Limitations & Future Work

  • The resolution of cross-attention maps is limited by the ViT patch size (usually 16×16); fine-grained matching still requires an extra learning head.
  • Zero-shot inference requires two forward passes: forward and swapped.
  • Only validated on CroCo-v2, other CVC models (such as cross-attention in DUSt3R decoder) have not been explored.
  • Direct applications of cross-attention maps in other 3D tasks (e.g., pose estimation, 3D reconstruction) could be explored.
  • Reveals a possible success mechanism of DUSt3R/MASt3R: correspondence priors in cross-attention.
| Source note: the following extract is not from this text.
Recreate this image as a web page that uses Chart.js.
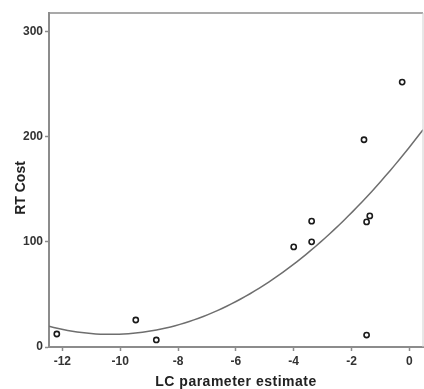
<!DOCTYPE html>
<html>
<head>
<meta charset="utf-8">
<script src="https://cdn.jsdelivr.net/npm/chart.js@4.4.1/dist/chart.umd.min.js"></script>
<style>
  html, body { margin: 0; padding: 0; background: #fff; }
  #wrap { width: 424px; height: 389px; }
</style>
</head>
<body>
<div id="wrap"><canvas id="chart" width="424" height="389"></canvas></div>
<script>
// values
const lcEstimate = [-12.19, -9.46, -8.75, -4.0, -3.38, -3.38, -1.48, -1.37, -1.48, -1.57, -0.25];
const rtCost = [12.4, 25.7, 6.7, 95.3, 100.1, 119.8, 119.1, 124.8, 11.4, 197.3, 252.2];
const xTicks = [-12, -10, -8, -6, -4, -2, 0];
const yTicks = [0, 100, 200, 300];
const xRange = [-12.46, 0.47];
const yRange = [0, 318];
const xTitle = "LC parameter estimate";
const yTitle = "RT Cost";

// quadratic least squares fit of the points (the curve in the original)
function quadFit(xs, ys) {
  const S = [0, 0, 0, 0, 0], T = [0, 0, 0];
  xs.forEach((x, i) => {
    for (let k = 0; k < 5; k++) S[k] += Math.pow(x, k);
    for (let k = 0; k < 3; k++) T[k] += ys[i] * Math.pow(x, k);
  });
  const m = [
    [S[0], S[1], S[2], T[0]],
    [S[1], S[2], S[3], T[1]],
    [S[2], S[3], S[4], T[2]]
  ];
  for (let c = 0; c < 3; c++) {
    for (let r = c + 1; r < 3; r++) {
      const f = m[r][c] / m[c][c];
      for (let k = c; k < 4; k++) m[r][k] -= f * m[c][k];
    }
  }
  const b = [0, 0, 0];
  for (let r = 2; r >= 0; r--) {
    let s = m[r][3];
    for (let k = r + 1; k < 3; k++) s -= m[r][k] * b[k];
    b[r] = s / m[r][r];
  }
  return b;
}

const coef = quadFit(lcEstimate, rtCost);
const fitLine = [];
for (let i = 0; i <= 80; i++) {
  const x = xRange[0] + (xRange[1] - xRange[0]) * i / 80;
  fitLine.push({x: x, y: coef[0] + coef[1] * x + coef[2] * x * x});
}

const axisColor = "#8c8c8c";
const textColor = "#333";

const framePlugin = {
  id: "frame",
  afterDraw(chart) {
    const ctx = chart.ctx;
    const a = chart.chartArea;
    ctx.save();
    ctx.strokeStyle = axisColor;
    ctx.lineWidth = 1.5;
    ctx.beginPath();
    ctx.moveTo(a.left, a.top);
    ctx.lineTo(a.right, a.top);
    ctx.stroke();
    ctx.strokeStyle = "#d0d0d0";
    ctx.lineWidth = 1;
    ctx.beginPath();
    ctx.moveTo(a.right, a.top);
    ctx.lineTo(a.right, a.bottom);
    ctx.stroke();
    // axis titles
    ctx.fillStyle = "#222";
    ctx.font = "bold 14px 'Liberation Sans', Arial, sans-serif";
    ctx.letterSpacing = "0.5px";
    ctx.textAlign = "center";
    ctx.textBaseline = "middle";
    ctx.fillText(xTitle, (a.left + a.right) / 2, 382);
    ctx.letterSpacing = "0px";
    ctx.translate(21, 188);
    ctx.rotate(-Math.PI / 2);
    ctx.fillText(yTitle, 0, 0);
    ctx.restore();
  }
};

new Chart(document.getElementById("chart"), {
  type: "scatter",
  data: {
    datasets: [
      {
        label: "fit",
        type: "line",
        data: fitLine,
        borderColor: "#6e6e6e",
        borderWidth: 1.5,
        pointRadius: 0,
        pointHoverRadius: 0,
        fill: false,
        tension: 0
      },
      {
        label: "RT Cost",
        data: lcEstimate.map((x, i) => ({x: x, y: rtCost[i]})),
        pointRadius: 2.6,
        pointBorderWidth: 1.6,
        pointBorderColor: "#1a1a1a",
        pointBackgroundColor: "#fff"
      }
    ]
  },
  options: {
    responsive: false,
    animation: false,
    layout: { autoPadding: false, padding: { top: 13, right: 1, left: 0, bottom: 0 } },
    plugins: { legend: { display: false }, tooltip: { enabled: false } },
    scales: {
      x: {
        type: "linear",
        min: xRange[0],
        max: xRange[1],
        afterBuildTicks: s => { s.ticks = xTicks.map(v => ({value: v})); },
        afterFit: s => { s.height = 42; s.paddingLeft = 0; s.paddingRight = 0; },
        grid: { drawOnChartArea: false, drawTicks: true, tickLength: 4, tickColor: axisColor, tickWidth: 1.5 },
        border: { color: axisColor, width: 2 },
        ticks: {
          color: textColor,
          padding: 3,
          maxRotation: 0,
          font: { family: "'Liberation Sans', Arial, sans-serif", size: 12, weight: "bold" }
        }
      },
      y: {
        type: "linear",
        min: yRange[0],
        max: yRange[1],
        afterBuildTicks: s => { s.ticks = yTicks.map(v => ({value: v})); },
        afterFit: s => { s.width = 49; s.paddingTop = 0; s.paddingBottom = 0; },
        grid: { drawOnChartArea: false, drawTicks: true, tickLength: 4, tickColor: axisColor, tickWidth: 1.5 },
        border: { color: axisColor, width: 2 },
        ticks: {
          color: textColor,
          padding: 2,
          font: { family: "'Liberation Sans', Arial, sans-serif", size: 12, weight: "bold" }
        }
      }
    }
  },
  plugins: [framePlugin]
});
</script>
</body>
</html>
  • Contrasts with diffusion model feature matching methods like DIFT; CVC is specifically designed for geometric tasks and yields better performance.
  • Register token correction is related to studies on artifacts in ViTs (Darcet et al.).
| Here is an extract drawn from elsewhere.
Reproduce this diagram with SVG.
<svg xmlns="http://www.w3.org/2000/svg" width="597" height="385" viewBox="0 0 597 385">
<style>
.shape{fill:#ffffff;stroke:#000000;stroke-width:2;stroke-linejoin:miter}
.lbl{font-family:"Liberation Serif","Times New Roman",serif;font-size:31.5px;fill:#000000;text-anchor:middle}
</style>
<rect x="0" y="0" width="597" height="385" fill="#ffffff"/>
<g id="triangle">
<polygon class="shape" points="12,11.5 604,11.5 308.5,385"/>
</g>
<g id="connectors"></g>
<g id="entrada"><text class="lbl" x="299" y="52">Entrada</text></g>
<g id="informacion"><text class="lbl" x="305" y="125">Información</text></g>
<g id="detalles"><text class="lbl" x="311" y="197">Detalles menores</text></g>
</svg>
  • Inspiration: Pre-trained models might contain better feature representations than those conventionally used; their internal mechanisms warrant deep analysis.

Rating

  • Novelty: ⭐⭐⭐⭐⭐ Reveals a neglected but highly important finding.
  • Experimental Thoroughness: ⭐⭐⭐⭐⭐ Comprehensive validation on zero-shot, learning-based, and depth estimation tasks, with rich visualizations.
  • Writing Quality: ⭐⭐⭐⭐⭐ Elegant analogy-driven narrative, clear figures and tables.
  • Value: ⭐⭐⭐⭐⭐ Reshapes the paradigm of using pre-trained CVC models, with far-reaching influence.